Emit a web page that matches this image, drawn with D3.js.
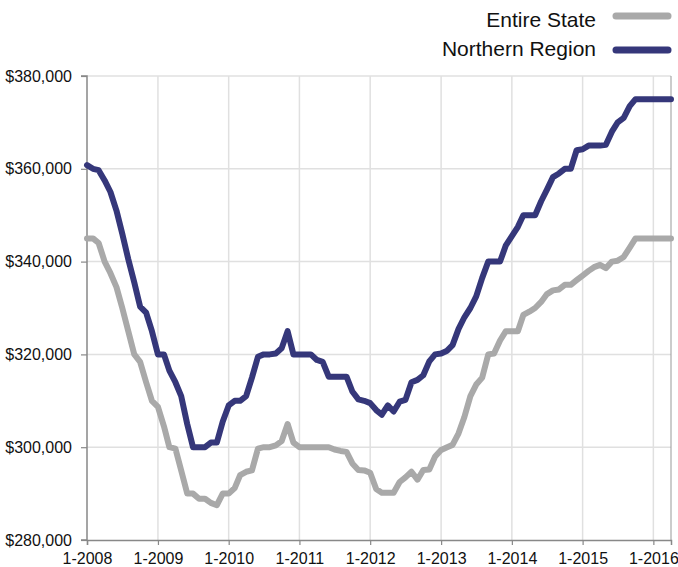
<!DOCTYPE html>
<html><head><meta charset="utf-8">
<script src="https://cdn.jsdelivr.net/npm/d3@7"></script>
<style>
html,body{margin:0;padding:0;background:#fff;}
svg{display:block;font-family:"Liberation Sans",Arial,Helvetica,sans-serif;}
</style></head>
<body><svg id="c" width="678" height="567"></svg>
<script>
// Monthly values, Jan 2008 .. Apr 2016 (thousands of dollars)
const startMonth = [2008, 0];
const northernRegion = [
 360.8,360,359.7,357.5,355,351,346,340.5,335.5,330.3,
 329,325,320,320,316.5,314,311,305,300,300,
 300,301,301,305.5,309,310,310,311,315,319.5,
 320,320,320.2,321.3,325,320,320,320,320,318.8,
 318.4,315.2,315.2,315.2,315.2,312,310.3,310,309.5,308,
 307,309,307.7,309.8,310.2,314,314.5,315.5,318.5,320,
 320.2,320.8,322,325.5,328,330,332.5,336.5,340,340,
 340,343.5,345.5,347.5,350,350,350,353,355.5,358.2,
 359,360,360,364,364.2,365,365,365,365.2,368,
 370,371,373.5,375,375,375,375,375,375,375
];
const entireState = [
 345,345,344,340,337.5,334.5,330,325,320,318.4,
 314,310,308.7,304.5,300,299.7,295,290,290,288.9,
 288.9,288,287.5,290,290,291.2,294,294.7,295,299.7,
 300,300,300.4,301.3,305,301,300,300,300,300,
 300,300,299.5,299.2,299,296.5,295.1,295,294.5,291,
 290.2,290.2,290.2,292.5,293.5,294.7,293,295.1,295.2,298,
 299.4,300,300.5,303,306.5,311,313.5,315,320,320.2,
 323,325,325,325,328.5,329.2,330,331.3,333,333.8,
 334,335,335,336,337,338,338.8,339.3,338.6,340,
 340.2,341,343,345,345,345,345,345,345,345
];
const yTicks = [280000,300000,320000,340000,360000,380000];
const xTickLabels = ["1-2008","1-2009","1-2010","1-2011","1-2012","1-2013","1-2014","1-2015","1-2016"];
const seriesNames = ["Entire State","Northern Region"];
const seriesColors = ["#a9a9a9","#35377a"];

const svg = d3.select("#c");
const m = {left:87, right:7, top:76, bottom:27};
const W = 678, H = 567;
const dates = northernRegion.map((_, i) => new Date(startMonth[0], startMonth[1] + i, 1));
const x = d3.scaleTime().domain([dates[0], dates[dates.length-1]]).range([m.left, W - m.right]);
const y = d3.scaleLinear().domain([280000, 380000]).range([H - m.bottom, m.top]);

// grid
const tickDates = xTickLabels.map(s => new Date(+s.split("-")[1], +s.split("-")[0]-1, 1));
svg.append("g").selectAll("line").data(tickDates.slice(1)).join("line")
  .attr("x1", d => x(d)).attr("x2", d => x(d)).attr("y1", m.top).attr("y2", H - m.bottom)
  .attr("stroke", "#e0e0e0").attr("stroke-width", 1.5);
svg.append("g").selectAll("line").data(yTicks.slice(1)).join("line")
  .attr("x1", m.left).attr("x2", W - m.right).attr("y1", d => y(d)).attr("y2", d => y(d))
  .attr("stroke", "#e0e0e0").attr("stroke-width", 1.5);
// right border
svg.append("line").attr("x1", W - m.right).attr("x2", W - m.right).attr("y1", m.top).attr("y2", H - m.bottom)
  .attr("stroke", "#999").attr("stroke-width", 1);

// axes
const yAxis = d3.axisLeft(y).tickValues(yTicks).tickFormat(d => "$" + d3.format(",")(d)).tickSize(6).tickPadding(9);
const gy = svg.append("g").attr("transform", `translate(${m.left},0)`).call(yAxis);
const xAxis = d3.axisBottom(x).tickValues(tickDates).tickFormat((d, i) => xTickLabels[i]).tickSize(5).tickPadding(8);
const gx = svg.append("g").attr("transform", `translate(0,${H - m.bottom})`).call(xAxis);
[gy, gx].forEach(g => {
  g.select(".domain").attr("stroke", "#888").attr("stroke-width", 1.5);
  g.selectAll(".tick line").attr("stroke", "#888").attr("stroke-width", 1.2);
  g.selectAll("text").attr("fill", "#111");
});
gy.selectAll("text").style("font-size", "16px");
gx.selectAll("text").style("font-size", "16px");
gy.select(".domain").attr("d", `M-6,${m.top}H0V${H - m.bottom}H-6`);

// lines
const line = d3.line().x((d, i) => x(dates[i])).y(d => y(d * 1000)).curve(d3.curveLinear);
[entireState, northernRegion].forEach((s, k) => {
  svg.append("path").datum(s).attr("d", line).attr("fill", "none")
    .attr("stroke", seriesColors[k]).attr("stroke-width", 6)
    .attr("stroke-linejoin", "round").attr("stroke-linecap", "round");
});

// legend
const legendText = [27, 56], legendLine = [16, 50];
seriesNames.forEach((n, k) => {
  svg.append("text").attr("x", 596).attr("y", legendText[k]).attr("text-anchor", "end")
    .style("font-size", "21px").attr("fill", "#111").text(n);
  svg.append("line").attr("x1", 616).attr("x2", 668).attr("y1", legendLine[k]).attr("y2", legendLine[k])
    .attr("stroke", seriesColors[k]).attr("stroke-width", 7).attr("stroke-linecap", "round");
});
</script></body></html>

################

→ **Stated exercise**
Each line of the material must be retyped exactly, except that images are omitted.

→ **Expected answer**
Emit a web page that matches this image, drawn with D3.js.
<!DOCTYPE html>
<html><head><meta charset="utf-8">
<script src="https://cdn.jsdelivr.net/npm/d3@7"></script>
<style>
html,body{margin:0;padding:0;background:#fff;}
svg{display:block;font-family:"Liberation Sans",Arial,Helvetica,sans-serif;}
</style></head>
<body><svg id="c" width="678" height="567"></svg>
<script>
// Monthly values, Jan 2008 .. Apr 2016 (thousands of dollars)
const startMonth = [2008, 0];
const northernRegion = [
 360.8,360,359.7,357.5,355,351,346,340.5,335.5,330.3,
 329,325,320,320,316.5,314,311,305,300,300,
 300,301,301,305.5,309,310,310,311,315,319.5,
 320,320,320.2,321.3,325,320,320,320,320,318.8,
 318.4,315.2,315.2,315.2,315.2,312,310.3,310,309.5,308,
 307,309,307.7,309.8,310.2,314,314.5,315.5,318.5,320,
 320.2,320.8,322,325.5,328,330,332.5,336.5,340,340,
 340,343.5,345.5,347.5,350,350,350,353,355.5,358.2,
 359,360,360,364,364.2,365,365,365,365.2,368,
 370,371,373.5,375,375,375,375,375,375,375
];
const entireState = [
 345,345,344,340,337.5,334.5,330,325,320,318.4,
 314,310,308.7,304.5,300,299.7,295,290,290,288.9,
 288.9,288,287.5,290,290,291.2,294,294.7,295,299.7,
 300,300,300.4,301.3,305,301,300,300,300,300,
 300,300,299.5,299.2,299,296.5,295.1,295,294.5,291,
 290.2,290.2,290.2,292.5,293.5,294.7,293,295.1,295.2,298,
 299.4,300,300.5,303,306.5,311,313.5,315,320,320.2,
 323,325,325,325,328.5,329.2,330,331.3,333,333.8,
 334,335,335,336,337,338,338.8,339.3,338.6,340,
 340.2,341,343,345,345,345,345,345,345,345
];
const yTicks = [280000,300000,320000,340000,360000,380000];
const xTickLabels = ["1-2008","1-2009","1-2010","1-2011","1-2012","1-2013","1-2014","1-2015","1-2016"];
const seriesNames = ["Entire State","Northern Region"];
const seriesColors = ["#a9a9a9","#35377a"];

const svg = d3.select("#c");
const m = {left:87, right:7, top:76, bottom:27};
const W = 678, H = 567;
const dates = northernRegion.map((_, i) => new Date(startMonth[0], startMonth[1] + i, 1));
const x = d3.scaleTime().domain([dates[0], dates[dates.length-1]]).range([m.left, W - m.right]);
const y = d3.scaleLinear().domain([280000, 380000]).range([H - m.bottom, m.top]);

// grid
const tickDates = xTickLabels.map(s => new Date(+s.split("-")[1], +s.split("-")[0]-1, 1));
svg.append("g").selectAll("line").data(tickDates.slice(1)).join("line")
  .attr("x1", d => x(d)).attr("x2", d => x(d)).attr("y1", m.top).attr("y2", H - m.bottom)
  .attr("stroke", "#e0e0e0").attr("stroke-width", 1.5);
svg.append("g").selectAll("line").data(yTicks.slice(1)).join("line")
  .attr("x1", m.left).attr("x2", W - m.right).attr("y1", d => y(d)).attr("y2", d => y(d))
  .attr("stroke", "#e0e0e0").attr("stroke-width", 1.5);
// right border
svg.append("line").attr("x1", W - m.right).attr("x2", W - m.right).attr("y1", m.top).attr("y2", H - m.bottom)
  .attr("stroke", "#999").attr("stroke-width", 1);

// axes
const yAxis = d3.axisLeft(y).tickValues(yTicks).tickFormat(d => "$" + d3.format(",")(d)).tickSize(6).tickPadding(9);
const gy = svg.append("g").attr("transform", `translate(${m.left},0)`).call(yAxis);
const xAxis = d3.axisBottom(x).tickValues(tickDates).tickFormat((d, i) => xTickLabels[i]).tickSize(5).tickPadding(8);
const gx = svg.append("g").attr("transform", `translate(0,${H - m.bottom})`).call(xAxis);
[gy, gx].forEach(g => {
  g.select(".domain").attr("stroke", "#888").attr("stroke-width", 1.5);
  g.selectAll(".tick line").attr("stroke", "#888").attr("stroke-width", 1.2);
  g.selectAll("text").attr("fill", "#111");
});
gy.selectAll("text").style("font-size", "16px");
gx.selectAll("text").style("font-size", "16px");
gy.select(".domain").attr("d", `M-6,${m.top}H0V${H - m.bottom}H-6`);

// lines
const line = d3.line().x((d, i) => x(dates[i])).y(d => y(d * 1000)).curve(d3.curveLinear);
[entireState, northernRegion].forEach((s, k) => {
  svg.append("path").datum(s).attr("d", line).attr("fill", "none")
    .attr("stroke", seriesColors[k]).attr("stroke-width", 6)
    .attr("stroke-linejoin", "round").attr("stroke-linecap", "round");
});

// legend
const legendText = [27, 56], legendLine = [16, 50];
seriesNames.forEach((n, k) => {
  svg.append("text").attr("x", 596).attr("y", legendText[k]).attr("text-anchor", "end")
    .style("font-size", "21px").attr("fill", "#111").text(n);
  svg.append("line").attr("x1", 616).attr("x2", 668).attr("y1", legendLine[k]).attr("y2", legendLine[k])
    .attr("stroke", seriesColors[k]).attr("stroke-width", 7).attr("stroke-linecap", "round");
});
</script></body></html>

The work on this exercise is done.